Unsure as to when the mini-skirt came into fashion in the royal court of England, but it adds a touch of color to an otherwise drab ensemble.


I can't read this panel any way other than to conclude Betty wants to get naked, and then direct the Ghost to the patron of a sex worker.


As we know from movies and folktales, King John was a nasty evil man that schemed to take over the throne, which is why the Ghost disses him so thoroughly here. In reality, everybody wearing a crown back then was scheming to take over each other's thrones, part of why King Richard was king of England but didn't actually spend that much time in England. But we must hurry!
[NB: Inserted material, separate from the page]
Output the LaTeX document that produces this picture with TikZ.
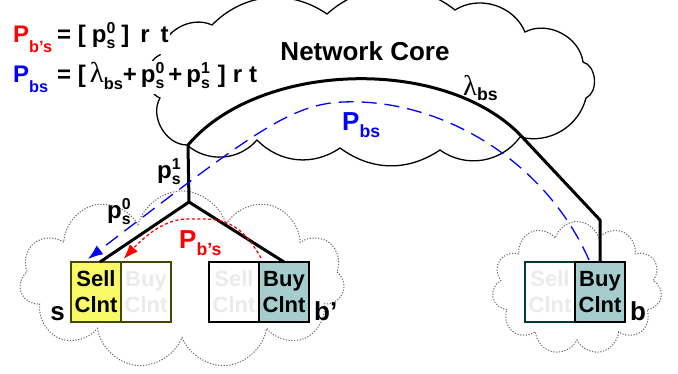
\documentclass[tikz,border=0pt]{standalone}
\usepackage{fontspec}
\setmainfont{Liberation Sans}
\newfontfamily\greekfont{Liberation Serif}
\usepackage{graphicx}
\usepackage{xcolor}
\usetikzlibrary{shapes.symbols, arrows.meta, positioning, calc}
\definecolor{sellyellow}{RGB}{250, 250, 105}
\definecolor{buyteal}{RGB}{165, 205, 205}
\definecolor{fadedtext}{RGB}{235, 235, 235}
\definecolor{olivedge}{RGB}{70, 70, 0}
\definecolor{tealedge}{RGB}{0, 55, 55}
\definecolor{costred}{RGB}{255, 0, 0}
\definecolor{costblue}{RGB}{0, 0, 255}

\newcommand{\lowidx}[2][.45em]{\raisebox{-#1}{\scalebox{.68}{#2}}}
\newcommand{\idx}[2]{\rlap{\raisebox{.36em}{\scalebox{.66}{#1}}}\raisebox{-.28em}{\scalebox{.66}{#2}}}
\newcommand{\lam}[1][1]{{\greekfont\mdseries\scalebox{#1}{λ}}}
\newcommand{\costname}[1]{\makebox[44pt][l]{#1}}

\begin{document}
\begin{tikzpicture}[
  x=1pt, y=-1pt,
  lbl/.style={font=\fontsize{26}{30}\selectfont\bfseries, inner sep=0pt},
  eqfont/.style={font=\fontsize{24}{28}\selectfont\bfseries, inner sep=0pt},
  clntbox/.style={rectangle, minimum width=50pt, minimum height=60pt, inner sep=0pt,
                  outer sep=0pt, align=center, line width=1.2pt,
                  font=\fontsize{22}{26}\selectfont\bfseries},
  sellon/.style={clntbox, fill=sellyellow, draw=olivedge},
  fadebox/.style={clntbox, fill=white, text=fadedtext},
  buyon/.style={clntbox, fill=buyteal},
  corecloud/.style={draw, line width=1.3pt},
  sitecloud/.style={cloud, cloud puffs=11, draw=gray!80!black, line width=1pt,
                    dash pattern=on 1.2pt off 1.6pt},
  link/.style={line width=3pt, line join=round},
  bsflow/.style={costblue, line width=1.3pt, dash pattern=on 15pt off 8pt,
                 -{Latex[length=15pt, width=11pt]}},
  bpsflow/.style={costred, line width=1.3pt, dash pattern=on 3pt off 2.5pt,
                  -{Latex[length=15pt, width=11pt]}}
]
\useasboundingbox (0,0) rectangle (678,373);

% Clouds
\draw[corecloud] (160,98) to[bend left=70] (160,55) to[bend left=55] (212,25)
  to[bend left=40] (327,14) to[bend left=40] (455,10) to[bend left=50] (525,32)
  to[bend left=55] (583,62) to[bend left=70] (586,98) to[bend left=45] (520,137)
  to[bend left=45] (440,150) to[bend left=35] (340,148) to[bend left=40] (257,140)
  to[bend left=45] (187,145) to[bend left=60] cycle;
\node[sitecloud, aspect=1.8, minimum width=325pt, minimum height=178pt] (sCloud) at (182,280) {};
\node[sitecloud, aspect=1.3, minimum width=170pt, minimum height=133pt] (bCloud) at (577,288) {};

% Client boxes
\node[sellon] (sSell) at (96,292) {Sell\\Clnt};
\node[fadebox, draw=olivedge, right=0pt of sSell] (sBuy) {Buy\\Clnt};
\node[fadebox, draw=black] (bpSell) at (234,292) {Sell\\Clnt};
\node[buyon, draw=black, right=0pt of bpSell] (bpBuy) {Buy\\Clnt};
\node[fadebox, draw=tealedge] (bSell) at (550,292) {Sell\\Clnt};
\node[buyon, draw=black, right=0pt of bSell] (bBuy) {Buy\\Clnt};

% Site names
\node[lbl, anchor=base east] (sLbl) at ([xshift=-6pt, yshift=2pt]sSell.south west) {s};
\node[lbl, anchor=base west] (bpLbl) at ([xshift=5pt, yshift=2pt]bpBuy.south east) {b’};
\node[lbl, anchor=base west] (bLbl) at ([xshift=5pt, yshift=2pt]bBuy.south east) {b};

% Routing tree
\coordinate (fork) at (189,202);
\coordinate (rise) at (188,145);
\coordinate (knee) at ($(bBuy.north)+(0,-42)$);
\draw[link] ([xshift=4pt]sSell.north) -- (fork) -- (bpBuy.north);
\draw[link] (fork) -- (rise) .. controls (260,60) and (450,55) .. (525,140) -- (knee) -- (bBuy.north);

% Flows
\draw[bsflow] ([xshift=-11pt, yshift=2pt]bBuy.north) .. controls (545,160) and (440,98) .. (343,102)
  .. controls (290,104) and (250,135) .. ([xshift=-8pt, yshift=3pt]sSell.north);
\draw[bpsflow] ([xshift=2pt, yshift=4pt]bpBuy.north west) .. controls (237,215) and (215,219) .. (187,219)
  .. controls (165,219) and (145,236) .. ([xshift=2.5pt, yshift=3pt]sBuy.north west);

% Labels
\node[lbl, anchor=base] (coreLbl) at (365,60) {Network Core};
\node[lbl, anchor=base west, text=costblue] (bsLbl) at (342,130) {P\lowidx[.28em]{bs}};
\node[lbl, anchor=base west, text=costred] (bpsLbl) at (179,248) {P\lowidx[.3em]{b’s}};
\node[lbl, anchor=base west] (lamLbl) at (463,95) {\lam[1.1]\lowidx[.2em]{bs}};
\node[eqfont, anchor=base west] (p1Lbl) at (157,178) {p\idx{1}{s}};
\node[eqfont, anchor=base west] (p0Lbl) at (107,218) {p\idx{0}{s}};

% Cost formulas
\node[eqfont, anchor=base west, fill=white, inner sep=1pt] (eqBps) at (12,42)
  {\costname{\textcolor{costred}{P\lowidx{b’s}}}= [\hspace{6pt}p\idx{0}{s}\hspace{6pt}]\hspace{11pt}r\hspace{11pt}t};
\node[eqfont, anchor=base west, fill=white, inner sep=1pt] (eqBs) at (12,82)
  {\costname{\textcolor{costblue}{P\lowidx{bs}}}= [\,\lam[1.2]\lowidx[.3em]{bs}+\,p\idx{0}{s}\,+\,p\idx{1}{s}\,\,]\hspace{7pt}r\hspace{7pt}t};

\end{tikzpicture}
\end{document}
Really Fenton? You think England has another three hundred thousand marks just lying around? You can't get blood from a stone! Maybe you'd make more money licensing your time travel technology, and... but no. Criminals gotta crime.


Just put those guys in fifty pounds of metal and then kick 'em overboard, Ghost. Way to hero there.


The Ghost has licked Fenton again! That's quite a mental image, isn't it? Will Fenton learn his lesson and stop trying to use his time machine for evil? If not, the Ghost will continue to thwart his evil schemes in every issue of Thrilling Comics! At least until he's ignominously replaced by a sword-wielding fop. That's Ghost-biz, I guess.